12. His task completed, the old man sat in his chair and spent Christmas gazing at the gift he had been given.

13. The painting of his son soon became his most prized possession, far eclipsing any interest in the pieces of art for which museums around the world clamored.

14. Six months later, the old man died.

15. The art world waited with anticipation for the upcoming auction.

16. According to the will of the old man, all the art works would be auctioned on Christmas Day, the day he had received the greatest gift.

17. The day soon arrived and art collectors from around the world gathered to bid on some of the world’s most spectacular paintings. Dreams would be fulfilled that day.

18. The auction began with a painting that was not on anyone’s museum list. It was the painting of the man’s son.

19. The auctioneer asked for an opening bid, but the room was silent. “Who will open the bidding with $100?” No one spoke.

20. Finally someone said, “Who cares about that painting. It’s just a picture of his son. Let’s move on to the good stuff.”

21. The auctioneer responded, “No, we have to sell this one first. Now, who will take the son?”

22. Finally, old man’s gardener offered $50 dollars. “That’s all I have. I knew the boy, so I’d like to have it.”

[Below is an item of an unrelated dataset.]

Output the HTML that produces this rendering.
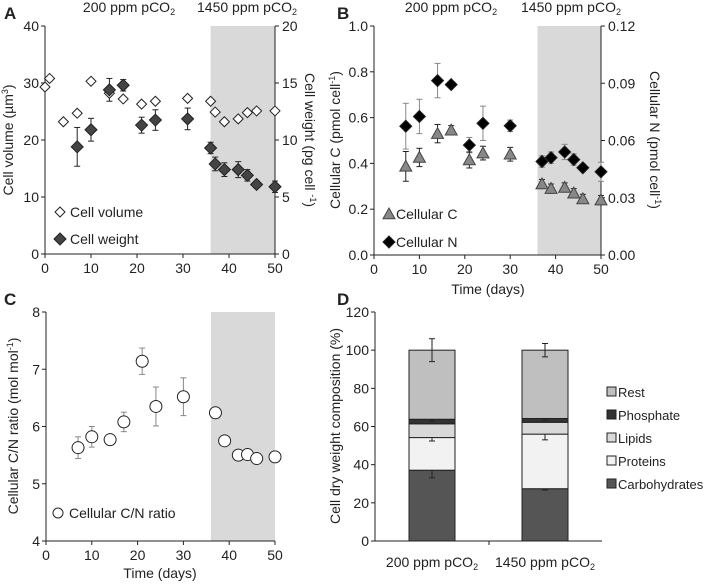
<!DOCTYPE html>
<html><head><meta charset="utf-8"><style>
body{margin:0;background:#fff}
svg{display:block;font-family:"Liberation Sans",sans-serif;font-size:14px;fill:#222}
</style></head><body>
<svg id="s" width="708" height="586" viewBox="0 0 708 586" xmlns="http://www.w3.org/2000/svg"></svg>
<script>
// Panel A
const aDays=[0,1,4,7,10,14,17,21,24,31,36,37,39,42,44,46,50];
const aVolume=[29.3,30.8,23.2,24.7,30.3,28.2,27.2,26.3,26.8,27.3,26.8,24.9,23.2,23.7,24.8,25.1,25.1];
const aWDays=[7,10,14,17,21,24,31,36,37,39,42,44,46,50];
const aWeight=[9.4,10.9,14.4,14.8,11.3,11.75,11.85,9.3,7.9,7.4,7.4,6.9,6.1,5.9];
const aWeightErr=[1.7,1.0,1.0,0.5,0.7,0.9,0.95,0.5,0.6,0.6,0.7,0.5,0.3,0.5];
// Panel B
const bDays=[7,10,14,17,21,24,30,37,39,42,44,46,50];
const bC=[0.387,0.426,0.53,0.545,0.415,0.445,0.44,0.31,0.29,0.295,0.27,0.245,0.24];
const bCErr=[0.065,0.04,0.04,0.02,0.035,0.03,0.03,0.02,0.02,0.02,0.02,0.02,0.02];
const bN=[0.0675,0.0726,0.0914,0.0893,0.0576,0.069,0.0677,0.049,0.051,0.054,0.050,0.0457,0.0436];
const bNErr=[0.012,0.009,0.009,0,0.004,0.009,0.003,0.003,0.003,0.004,0.003,0.002,0.005];
// Panel C
const cDays=[7,10,14,17,21,24,30,37,39,42,44,46,50];
const cRatio=[5.63,5.82,5.77,6.08,7.14,6.35,6.52,6.24,5.75,5.5,5.51,5.44,5.47];
const cErr=[0.19,0.18,0,0.17,0.23,0.34,0.33,0,0,0,0,0,0];
// Panel D
const dCats=["200 ppm pCO2","1450 ppm pCO2"];
const dSeries=["Carbohydrates","Proteins","Lipids","Phosphate","Rest"];
const dCarb=[37.1,27.4];
const dProt=[17.1,28.6];
const dLip=[7.2,6.2];
const dPhos=[2.4,2.0];
const dRest=[36.2,35.8];
const dErrCarb=[4,0.7],dErrProt=[1.8,3],dErrPhos=[1,1],dErrRest=[6,3.5];
const dTicks=[0,20,40,60,80,100,120];

const S=document.getElementById('s');const NS='http://www.w3.org/2000/svg';
function el(t,a,txt){const e=document.createElementNS(NS,t);for(const k in a)e.setAttribute(k,a[k]);if(txt!==undefined)e.textContent=txt;S.appendChild(e);return e;}
function line(x1,y1,x2,y2,c,w){return el('line',{x1,y1,x2,y2,stroke:c||'#222','stroke-width':w||1});}
function txt(x,y,s,anchor,name,extra){const e=el('text',Object.assign({x,y,'text-anchor':anchor||'middle'},extra||{}));e.innerHTML=s;return e;}
function lin(d0,d1,p0,p1){return v=>p0+(v-d0)/(d1-d0)*(p1-p0);}
function diamond(x,y,r,fill,name){const e=el('polygon',{points:`${x},${y-r} ${x+r},${y} ${x},${y+r} ${x-r},${y}`,fill,stroke:'#222','stroke-width':1});return e;}
function tri(x,y,r,name){const e=el('polygon',{points:`${x},${y-r} ${x+r},${y+r*0.8} ${x-r},${y+r*0.8}`,fill:'#888',stroke:'#444','stroke-width':1});return e;}
function err(x,y1,y2,c){line(x,y1,x,y2,c);line(x-3,y1,x+3,y1,c);line(x-3,y2,x+3,y2,c);}
function xAxis(X,y,ticks){ticks.forEach(t=>{line(X(t),y,X(t),y+4);txt(X(t),y+19,t,'middle','x-tick-label');});}
function yAxis(Y,x,ticks,fmt,right){ticks.forEach(t=>{line(right?x:x-4,Y(t),right?x+4:x,Y(t));txt(right?x+7:x-6,Y(t)+5,fmt(t),right?'start':'end','y-tick-label');});}
const co2='pCO<tspan font-size="9" dy="3">2</tspan>';

// ===== Panel A =====
{const X=lin(0,50,45,275),YL=lin(0,40,254,26),YR=lin(0,20,254,26);
let r=el('rect',{x:X(36),y:26,width:X(50)-X(36),height:228,fill:'#d9d9d9'});
line(45,26,45,254);line(275,26,275,254);line(45,254,275,254);
xAxis(X,254,[0,10,20,30,40,50]);yAxis(YL,45,[0,10,20,30,40],t=>t);yAxis(YR,275,[0,5,10,15,20],t=>t,true);
aWDays.forEach((d,i)=>{err(X(d),YR(aWeight[i]+aWeightErr[i]),YR(aWeight[i]-aWeightErr[i]),'#222');});
aDays.forEach((d,i)=>diamond(X(d),YL(aVolume[i]),5,'#fff','cell-volume-point'));
aWDays.forEach((d,i)=>diamond(X(d),YR(aWeight[i]),6,'#444','cell-weight-point'));
txt(4,19,'A','start','panel-a-label',{'font-weight':'bold','font-size':'17'});
txt(129,12,'200 ppm '+co2,'middle','header-200');txt(247,12,'1450 ppm '+co2,'middle','header-1450');
txt(0,0,'Cell volume (µm<tspan font-size="9" dy="-5">3</tspan><tspan dy="5">)</tspan>','middle','y-axis-title-left',{transform:'translate(13,140) rotate(-90)'});
txt(0,0,'Cell weight (pg cell <tspan font-size="9" dy="-5">-1</tspan><tspan dy="5">)</tspan>','middle','y-axis-title-right',{transform:'translate(305,140) rotate(90)'});
diamond(60,212,5,'#fff','legend-cell-volume');txt(70,217,'Cell volume','start','legend-label');
diamond(60,239,6,'#444','legend-cell-weight');txt(70,244,'Cell weight','start','legend-label');}

// ===== Panel B =====
{const X=lin(0,50,374,601),YL=lin(0,1,255,26),YR=lin(0,0.12,255,26);
let r=el('rect',{x:X(36),y:26,width:X(50)-X(36),height:229,fill:'#d9d9d9'});
line(374,26,374,255);line(601,26,601,255);line(374,255,601,255);
xAxis(X,255,[0,10,20,30,40,50]);yAxis(YL,374,[0,0.2,0.4,0.6,0.8,1.0],t=>t.toFixed(1));yAxis(YR,601,[0,0.03,0.06,0.09,0.12],t=>t.toFixed(2),true);
bDays.forEach((d,i)=>{if(bNErr[i])err(X(d),YR(bN[i]+bNErr[i]),YR(bN[i]-bNErr[i]),'#888');});
bDays.forEach((d,i)=>{err(X(d),YL(bC[i]+bCErr[i]),YL(bC[i]-bCErr[i]),'#222');});
bDays.forEach((d,i)=>tri(X(d),YL(bC[i]),6,'cellular-c-point'));
bDays.forEach((d,i)=>diamond(X(d),YR(bN[i]),6,'#000','cellular-n-point'));
txt(337,19,'B','start','panel-b-label',{'font-weight':'bold','font-size':'17'});
txt(451,12,'200 ppm '+co2,'middle','header-200');txt(571,12,'1450 ppm '+co2,'middle','header-1450');
txt(0,0,'Cellular C (pmol cell<tspan font-size="9" dy="-5">-1</tspan><tspan dy="5">)</tspan>','middle','y-axis-title-left',{transform:'translate(340,140) rotate(-90)'});
txt(0,0,'Cellular N (pmol cell<tspan font-size="9" dy="-5">-1</tspan><tspan dy="5">)</tspan>','middle','y-axis-title-right',{transform:'translate(650,140) rotate(90)'});
txt(488,294,'Time (days)','middle','x-axis-title');
tri(389,214,6,'legend-cellular-c');txt(396,219,'Cellular C','start','legend-label');
diamond(389,242,6,'#000','legend-cellular-n');txt(396,247,'Cellular N','start','legend-label');}

// ===== Panel C =====
{const X=lin(0,50,46,275),Y=lin(4,8,541,312);
let r=el('rect',{x:X(36),y:312,width:X(50)-X(36),height:229,fill:'#d9d9d9'});
line(46,312,46,541);line(46,541,275,541);
xAxis(X,541,[0,10,20,30,40,50]);yAxis(Y,46,[4,5,6,7,8],t=>t);
cDays.forEach((d,i)=>{if(cErr[i])err(X(d),Y(cRatio[i]+cErr[i]),Y(cRatio[i]-cErr[i]),'#888');});
cDays.forEach((d,i)=>{const e=el('circle',{cx:X(d),cy:Y(cRatio[i]),r:6,fill:'#fff',stroke:'#222'});});
txt(4,305,'C','start','panel-c-label',{'font-weight':'bold','font-size':'17'});
txt(0,0,'Cellular C/N ratio (mol mol<tspan font-size="9" dy="-5">-1</tspan><tspan dy="5">)</tspan>','middle','y-axis-title',{transform:'translate(18,426) rotate(-90)'});
txt(160,578,'Time (days)','middle','x-axis-title');
const lc=el('circle',{cx:58,cy:513,r:5,fill:'#fff',stroke:'#222'});
txt(69,518,'Cellular C/N ratio','start','legend-label');}

// ===== Panel D =====
{const Y=lin(0,120,541,312);const bx=[409,522],bw=46;
const cols=['#555','#f2f2f2','#d9d9d9','#333','#bfbfbf'];const vals=[dCarb,dProt,dLip,dPhos,dRest];const errs=[dErrCarb,dErrProt,null,dErrPhos,dErrRest];
line(375,312,375,541);line(375,541,602,541);line(489,541,489,545);
yAxis(Y,375,dTicks,t=>t);
dCats.forEach((c,i)=>{let base=0;vals.forEach((v,k)=>{const r=el('rect',{x:bx[i],y:Y(base+v[i]),width:bw,height:Y(base)-Y(base+v[i]),fill:cols[k],stroke:'#222','stroke-width':1});base+=v[i];
 if(errs[k])err(bx[i]+bw/2,Y(base+errs[k][i]),Y(base-errs[k][i]),'#222');});
 txt(bx[i]+bw/2,567,c.replace('pCO2',co2),'middle','x-category-label');});
txt(337,305,'D','start','panel-d-label',{'font-weight':'bold','font-size':'17'});
txt(0,0,'Cell dry weight composition (%)','middle','y-axis-title',{transform:'translate(340,426) rotate(-90)'});
const lg=[4,3,2,1,0];lg.forEach((k,j)=>{const y=392+j*23;const r=el('rect',{x:607,y:y-5,width:9,height:9,fill:cols[k],stroke:'#222'});txt(618,y+5,dSeries[k],'start','legend-label',{'font-size':'13'});});}
</script>
</body></html>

23. The auctioneer said, “Going once, going twice…gone.” The gavel fell.

24. Cheers filled the room and someone exclaimed, “Now we can bid on the real treasures!”

25. The auctioneer looked at the room filled with people and announced that the auction was over.

26. Everyone was stunned.

27. Someone spoke up and said, “What do you mean, it’s over? We didn’t come here for a painting of someone’s son. There are millions of dollars worth of art here! What’s going on?”

28. The auctioneer replied, “It’s very simple. According to the will of the Father, whoever takes the son…gets it all.”

B. And so it is with us…“He who has the Son has life; he who does not have the Son of God does not have life.”

1. How are you doing with John’s tests? Do you have the Son? Have you embraced the truth about Jesus? Are you loving the Father’s children? Are you experiencing victory?